▶ What to work on: Within the records below, find each line that holds the string "component", then copy it.

Code that draws figures:
▬▬▬▬▬▬

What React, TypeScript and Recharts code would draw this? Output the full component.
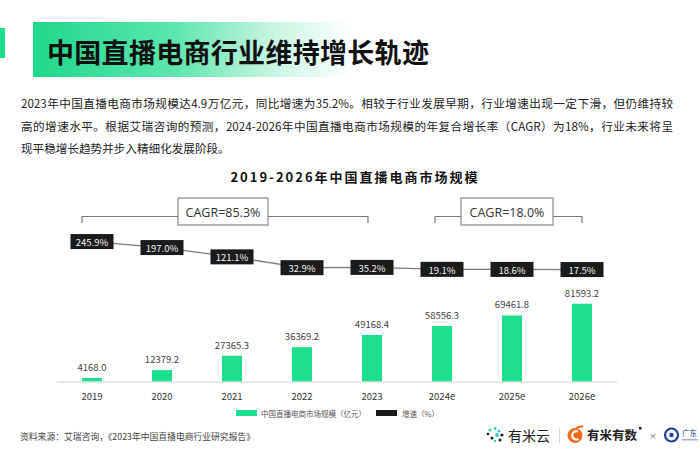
import React from 'react';
import { ComposedChart, Bar, Line, XAxis, YAxis, LabelList } from 'recharts';

const years = ['2019', '2020', '2021', '2022', '2023', '2024e', '2025e', '2026e'];
const marketSize = [4168.0, 12379.2, 27365.3, 36369.2, 49168.4, 58556.3, 69461.8, 81593.2];
const growthRate = [245.9, 197.0, 121.1, 32.9, 35.2, 19.1, 18.6, 17.5];
const cagrLabels = ['CAGR=85.3%', 'CAGR=18.0%'];
const seriesNames = ['中国直播电商市场规模（亿元）', '增速（%）'];
const titleText = '中国直播电商行业维持增长轨迹';
const chartTitle = '2019-2026年中国直播电商市场规模';
const paragraphLines = [
  '2023年中国直播电商市场规模达4.9万亿元，同比增速为35.2%。相较于行业发展早期，行业增速出现一定下滑，但仍维持较',
  '高的增速水平。根据艾瑞咨询的预测，2024-2026年中国直播电商市场规模的年复合增长率（CAGR）为18%，行业未来将呈',
  '现平稳增长趋势并步入精细化发展阶段。',
];
const sourceText = '资料来源：艾瑞咨询，《2023年中国直播电商行业研究报告》';

const data = years.map((y, i) => ({ year: y, size: marketSize[i], rate: growthRate[i] }));

const GREEN = '#1de08e';
const FONT = '"Noto Sans CJK SC", "Noto Sans", sans-serif';

const RateLabel = (props: any) => {
  const { x, y, value } = props;
  if (x == null || y == null) return null;
  return (
    <g>
      <rect x={x - 21.5} y={y - 7.5} width={43} height={15} fill="#1b1b1b" />
      <text x={x} y={y + 0.5} textAnchor="middle" dominantBaseline="central" fontSize={9.5} fill="#f2f2f2" fontFamily={FONT}>
        {Number(value).toFixed(1)}%
      </text>
    </g>
  );
};

const Bracket = ({ x1, x2, bx1, bx2, label }: any) => {
  const ly = 216.5;
  return (
    <g>
      <path d={`M${x1},223 L${x1},${ly} L${bx1},${ly}`} fill="none" stroke="#7a7a7a" strokeWidth={1.2} />
      <path d={`M${bx2},${ly} L${x2},${ly} L${x2},223`} fill="none" stroke="#7a7a7a" strokeWidth={1.2} />
      <rect x={bx1} y={198} width={bx2 - bx1} height={27} fill="#fff" stroke="#8a8a8a" strokeWidth={1.2} />
      <text x={(bx1 + bx2) / 2} y={212} textAnchor="middle" dominantBaseline="central" fontSize={12.5} fill="#333" fontFamily='"Open Sans", "Noto Sans", sans-serif'>
        {label}
      </text>
    </g>
  );
};

export default function App() {
  return (
    <div style={{ position: 'absolute', left: 0, top: 0, width: 700, height: 470, background: '#fff', overflow: 'hidden', fontFamily: FONT }}>
      {/* header */}
      <div style={{ position: 'absolute', left: 0, top: 28, width: 5, height: 30, background: GREEN }} />
      <div
        style={{
          position: 'absolute', left: 33, top: 22, width: 320, height: 55,
          background: 'linear-gradient(90deg, #1ed88b 0%, #5fe6b0 45%, #c8f5e2 75%, rgba(255,255,255,0) 100%)',
        }}
      />
      <div style={{ position: 'absolute', left: 47, top: 34, fontSize: 27, letterSpacing: 0.3, fontWeight: 700, color: '#111', lineHeight: '36px', whiteSpace: 'nowrap' }}>
        {titleText}
      </div>
      {/* paragraph */}
      {paragraphLines.map((t, i) => (
        <div
          key={i}
          style={{
            position: 'absolute', left: 21, top: 92 + i * 22.5, width: i < 2 ? 652 : undefined,
            fontSize: 11.6, lineHeight: '22px', color: '#222', whiteSpace: 'nowrap',
            textAlign: i < 2 ? 'justify' : 'left', textAlignLast: i < 2 ? 'justify' : 'left',
          } as any}
        >
          {t}
        </div>
      ))}
      {/* chart title */}
      <div style={{ position: 'absolute', left: 0, top: 168, width: 710, textAlign: 'center', fontSize: 13, fontWeight: 700, letterSpacing: 2, color: '#111', lineHeight: '18px' }}>
        {chartTitle}
      </div>

      <div style={{ position: 'absolute', left: 0, top: 0 }}>
        <ComposedChart width={700} height={470} data={data} margin={{ top: 200, right: 83, bottom: 58, left: 57 }}>
          <XAxis
            dataKey="year"
            axisLine={{ stroke: '#e2e2e2', strokeWidth: 1.5 }}
            tickLine={false}
            tickMargin={5}
            tick={{ fontSize: 9.5, fill: '#333', fontFamily: FONT }}
            interval={0}
          />
          <YAxis yAxisId="left" hide domain={[0, 190000]} />
          <YAxis yAxisId="right" orientation="right" hide domain={[-900, 585]} />
          <Bar yAxisId="left" dataKey="size" fill={GREEN} barSize={20} isAnimationActive={false}>
            <LabelList
              dataKey="size"
              position="top"
              offset={7}
              formatter={(v: any) => Number(v).toFixed(1)}
              style={{ fontSize: 9.5, fill: '#444', fontFamily: FONT }}
            />
          </Bar>
          <Line yAxisId="right" dataKey="rate" stroke="#7d7d7d" strokeWidth={1.3} dot={false} type="linear" isAnimationActive={false}>
            <LabelList dataKey="rate" content={<RateLabel />} />
          </Line>
        </ComposedChart>
      </div>

      {/* CAGR annotations */}
      <svg style={{ position: 'absolute', left: 0, top: 0, pointerEvents: 'none' }} width={700} height={470}>
        <Bracket x1={82} x2={368} bx1={178} bx2={268} label={cagrLabels[0]} />
        <Bracket x1={435} x2={582} bx1={461} bx2={553} label={cagrLabels[1]} />
      </svg>

      {/* legend */}
      <div style={{ position: 'absolute', left: 236, top: 405, height: 16, display: 'flex', alignItems: 'center', fontSize: 7.5, color: '#555', whiteSpace: 'nowrap' }}>
        <span style={{ display: 'inline-block', width: 21, height: 6, background: GREEN, marginRight: 4 }} />
        <span style={{ marginRight: 10 }}>{seriesNames[0]}</span>
        <span style={{ display: 'inline-block', width: 21, height: 6, background: '#1b1b1b', marginRight: 5 }} />
        <span>{seriesNames[1]}</span>
      </div>

      {/* source */}
      <div style={{ position: 'absolute', left: 20, top: 430, fontSize: 8.8, color: '#444', whiteSpace: 'nowrap', lineHeight: '14px' }}>
        {sourceText}
      </div>

      {/* logos */}
      <svg style={{ position: 'absolute', left: 0, top: 0 }} width={700} height={470}>
        <g>
          <circle cx={490} cy={430} r={1.6} fill="#2fd3a8" />
          <circle cx={495} cy={428.5} r={1.4} fill="#2fd3a8" />
          <circle cx={499} cy={431} r={1.5} fill="#38c9d6" />
          <circle cx={502} cy={435} r={1.6} fill="#222" />
          <circle cx={497} cy={435} r={1.9} fill="#38c9d6" />
          <circle cx={492} cy={438} r={1.6} fill="#222" />
          <circle cx={488} cy={434} r={1.3} fill="#222" />
          <circle cx={500} cy={440} r={1.5} fill="#222" />
          <circle cx={495} cy={441} r={1.2} fill="#2fd3a8" />
        </g>
        <text x={508} y={440.5} fontSize={14} fill="#222" fontFamily={FONT}>有米云</text>
        <line x1={559.5} y1={428} x2={559.5} y2={443} stroke="#d6d6d6" strokeWidth={1} />
        <circle cx={575} cy={435.5} r={7.5} fill="#f26a1b" />
        <path d="M578,431.5 A4.2,4.2 0 1,0 578.5,439" fill="none" stroke="#fff" strokeWidth={2.2} />
        <path d="M576,428 L583,426" stroke="#f26a1b" strokeWidth={2} />
        <text x={587} y={440} fontSize={12.5} fontWeight={700} fill="#222" fontFamily={FONT}>有米有数</text>
        <rect x={639} y={427} width={2.5} height={2.5} fill="#222" />
        <text x={649} y={439} fontSize={8} fill="#666" fontFamily={FONT}>×</text>
        <circle cx={671.5} cy={435} r={6.5} fill="none" stroke="#1e3f9a" strokeWidth={2.2} />
        <circle cx={671.5} cy={435} r={2.2} fill="#1e3f9a" />
        <text x={682} y={436} fontSize={7.5} fill="#1e3f9a" fontFamily={FONT}>广东</text>
        <rect x={682} y={439} width={16} height={1.5} fill="#9fb0d6" />
      </svg>
    </div>
  );
}
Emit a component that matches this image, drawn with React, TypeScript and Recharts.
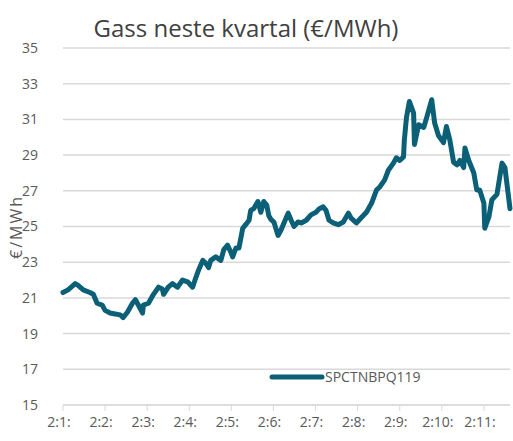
import { LineChart, Line, XAxis, YAxis, CartesianGrid } from 'recharts';

// time in months since start of year (2:1: = January)
const months = [
  0.0, 0.12, 0.29, 0.36, 0.48, 0.64, 0.72, 0.81, 0.93, 1.0,
  1.12, 1.24, 1.36, 1.43, 1.53, 1.65, 1.72, 1.79, 1.89, 1.91,
  2.03, 2.15, 2.27, 2.36, 2.39, 2.5, 2.6, 2.72, 2.84, 2.96,
  3.08, 3.15, 3.22, 3.32, 3.39, 3.46, 3.51, 3.63, 3.75, 3.82,
  3.91, 3.99, 4.03, 4.11, 4.18, 4.27, 4.34, 4.42, 4.46, 4.53,
  4.63, 4.7, 4.77, 4.84, 4.89, 4.94, 5.01, 5.11, 5.18, 5.25,
  5.35, 5.42, 5.49, 5.58, 5.66, 5.78, 5.89, 6.01, 6.09, 6.18,
  6.25, 6.32, 6.42, 6.54, 6.66, 6.78, 6.85, 6.97, 7.09, 7.21,
  7.33, 7.45, 7.52, 7.64, 7.73, 7.85, 7.92, 8.0, 8.09, 8.11,
  8.16, 8.23, 8.33, 8.35, 8.45, 8.57, 8.64, 8.76, 8.83, 8.92,
  9.04, 9.11, 9.19, 9.28, 9.36, 9.43, 9.52, 9.55, 9.64, 9.76,
  9.83, 9.9, 10.0, 10.02, 10.12, 10.19, 10.31, 10.43, 10.5, 10.62,
];

const prices = [
  21.3, 21.45, 21.8, 21.7, 21.45, 21.3, 21.2, 20.7, 20.6, 20.3,
  20.15, 20.1, 20.05, 19.9, 20.2, 20.7, 20.9, 20.6, 20.15, 20.6,
  20.7, 21.2, 21.6, 21.5, 21.2, 21.6, 21.8, 21.6, 22.0, 21.9,
  21.6, 22.1, 22.55, 23.1, 22.95, 22.7, 23.1, 23.3, 23.1, 23.7,
  23.95, 23.55, 23.3, 23.8, 23.8, 24.9, 25.1, 25.35, 25.9, 26.0,
  26.4, 25.8, 26.4, 26.2, 25.6, 25.4, 25.25, 24.5, 24.8, 25.2,
  25.75, 25.35, 25.0, 25.25, 25.2, 25.35, 25.65, 25.8, 26.0, 26.1,
  25.9, 25.35, 25.2, 25.1, 25.25, 25.75, 25.45, 25.2, 25.5, 25.8,
  26.3, 27.05, 27.2, 27.6, 28.15, 28.55, 28.85, 28.7, 28.9, 29.85,
  31.1, 32.0, 31.35, 29.6, 30.7, 30.55, 31.1, 32.1, 30.8, 30.1,
  29.7, 30.6, 29.85, 28.6, 28.45, 28.7, 28.3, 29.4, 28.7, 28.0,
  27.05, 27.05, 26.3, 24.9, 25.55, 26.5, 26.8, 28.55, 28.3, 26.0,
];

const monthTicks = [0, 1, 2, 3, 4, 5, 6, 7, 8, 9, 10];
const monthLabels = ['2:1:', '2:2:', '2:3:', '2:4:', '2:5:', '2:6:', '2:7:', '2:8:', '2:9:', '2:10:', '2:11:'];
const priceTicks = [15, 17, 19, 21, 23, 25, 27, 29, 31, 33, 35];

const seriesName = 'SPCTNBPQ119';
const lineColor = '#0b6077';
const textColor = '#595959';
const font = '"Open Sans", "Noto Sans", sans-serif';

const data = months.map((t, i) => ({ t, price: prices[i] }));

export default function App() {
  return (
    <div style={{ position: 'absolute', left: 0, top: 0, width: 513, height: 441, background: '#fff' }}>
      <LineChart
        width={513}
        height={441}
        data={data}
        margin={{ top: 48, right: 3, left: 0, bottom: 6 }}
      >
        <CartesianGrid vertical={false} stroke="#d9d9d9" strokeWidth={1.5} />
        <XAxis
          dataKey="t"
          type="number"
          domain={[0, 10.62]}
          ticks={monthTicks}
          tickFormatter={(v: number) => monthLabels[v] ?? ''}
          height={30}
          stroke="#d9d9d9"
          tickSize={6}
          tickMargin={6}
          dx={-4}
          tick={{ fill: textColor, fontSize: 14, fontFamily: font }}
          interval={0}
        />
        <YAxis
          domain={[15, 35]}
          ticks={priceTicks}
          width={63}
          axisLine={false}
          tickLine={false}
          tickMargin={19}
          tick={{ fill: textColor, fontSize: 14, fontFamily: font }}
        />
        <Line
          type="linear"
          dataKey="price"
          name={seriesName}
          stroke={lineColor}
          strokeWidth={5}
          strokeLinejoin="round"
          strokeLinecap="round"
          dot={false}
          isAnimationActive={false}
        />
      </LineChart>
      <svg width={513} height={441} style={{ position: 'absolute', left: 0, top: 0, pointerEvents: 'none' }}>
        <text x={246} y={37} textAnchor="middle" fontFamily={font} fontSize={24} fill="#404040">
          Gass neste kvartal (€/MWh)
        </text>
        <text
          x={0}
          y={0}
          transform="translate(22 227) rotate(-90)"
          textAnchor="middle"
          fontFamily={font}
          fontSize={16}
          letterSpacing={2}
          fill={textColor}
        >
          €/MWh
        </text>
      </svg>
      <div
        style={{
          position: 'absolute',
          left: 268,
          top: 367,
          display: 'flex',
          alignItems: 'center',
          fontFamily: font,
          fontSize: 14,
          color: textColor,
        }}
      >
        <svg width={57} height={8}>
          <line x1={4} y1={4} x2={54} y2={4} stroke={lineColor} strokeWidth={5} strokeLinecap="round" />
        </svg>
        <span>{seriesName}</span>
      </div>
    </div>
  );
}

▬▬▬▬▬▬

▶ The completed task:
What React, TypeScript and Recharts code would draw this? Output the full component.
Emit a component that matches this image, drawn with React, TypeScript and Recharts.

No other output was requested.